The DoD can move faster. Here's how.

How the DoD can implement agile development to move faster and eliminate waste.

By Rise8


The agile framework and DevSecOps are two of the most commonly referenced software development methodologies, so it’s no surprise that these development practices have caught on like wildfire in software development across a variety of industries. Although many organizations claim that they are agile or practice DevSecOps, oftentimes these processes are misimplemented in organizations. The government is no different.

“Agile is a buzzword of software development, and so all DoD software development projects are, almost by default, now declared to be “agile.” -DoD, Detecting Agile B.S.

In late 2018, the DoD released a document entitled Detecting Agile B.S. The document details how ‘agile’ has become a buzzword in software development programs across the DoD and provides guidance to determine whether projects are really using agile development practices. This took the defense industry by storm, and this document became a cornerstone for reference in the digital transformation space.

Emerging from the endless cycles of waterfall development practices, the turnaround time of requirement working packages, and delivery times that span three to ten years, with the adoption of agile and DevSecOps, everything seemed like it was finally heading in the right direction.

Then, in 2020, the Government Accountability Office released its annual survey and we discovered a different truth.

Of the 42 weapons systems programs that were surveyed, 22 claimed to be using agile development methods, 16 reported delivery times longer than typical in the commercial industry, and 7 reported delivery times longer than 7 months.

How can we ensure that we are truly developing in an agile way with DevSecOps at the helm to deliver impactful software that our users love?

We should be delivering working software to real users every iteration. Benefits to delivering working software to users frequently:

  1. We close the loop in the software development process.
  2. Can solicit feedback from our users quickly.
  3. Are empowered to improve the product iteratively.
  4. Can change requirements based on changing needs instead of waiting around for a new requirements working package that may take years to develop.
  5. Reduce risk by getting features and bug fixes into production in a quick and sustainable way.

Because software and technology changes so rapidly, there is a risk associated with operating on outdated software. By continuously delivering, we can make this a thing of the past and reduce risk by delivering the latest and most secure software to our users in real time.

Two practices that can help you continuously deliver:


Test-Driven Development (TDD) and Compliance-Driven Development (CDD) are two techniques used in software development that can help in delivering software. TDD is a technique that starts with writing tests that guide developers to the implementation of functional code. This leads to an entire baseline that is tested from the get-go.
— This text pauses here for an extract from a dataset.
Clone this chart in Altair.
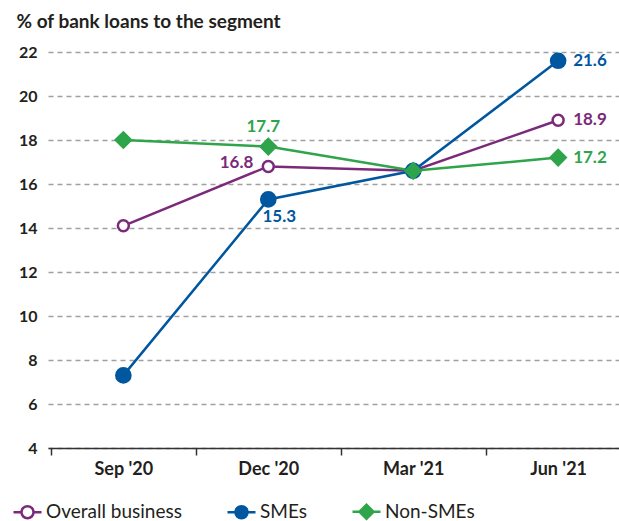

By developing in this manner, we reduce risk and any unnecessary code that may pollute our baseline. By adding in security tools and test procedures on top of that, we drive out security compliant applications that are ready to be pushed from inception (CDD).

CI/CD Pipelines

Continuous Integration (CI) and Continuous Delivery (CD) are software development practices that enable developers to merge code changes to a branch and automate the software release process.

By implementing CI/CD pipelines, we leverage automation to execute full test suites of applications, scan baselines for any security vulnerabilities, and deploy software to staging /production environments with the push of a button or commit. Part of continuous delivery includes making sure that our application is tested, secure, and actually works. Setting up CI/CD pipelines and provisioning our environments appropriately ensures that our applications fulfill all these criteria.

We can develop even more secure tools that control our release process by scanning results from a CI/CD pipeline prior to releasing. This is precisely what my fellow Risers Jeff Wills and David Lamberson did at Kessel Run with the development of the Release and Deployment Dashboard (RADD).

By continuously delivering software that our operators love, we can take one step closer to truly being agile, adopting DevSecOps, cut down development time tenfold, and achieve continuous RMF.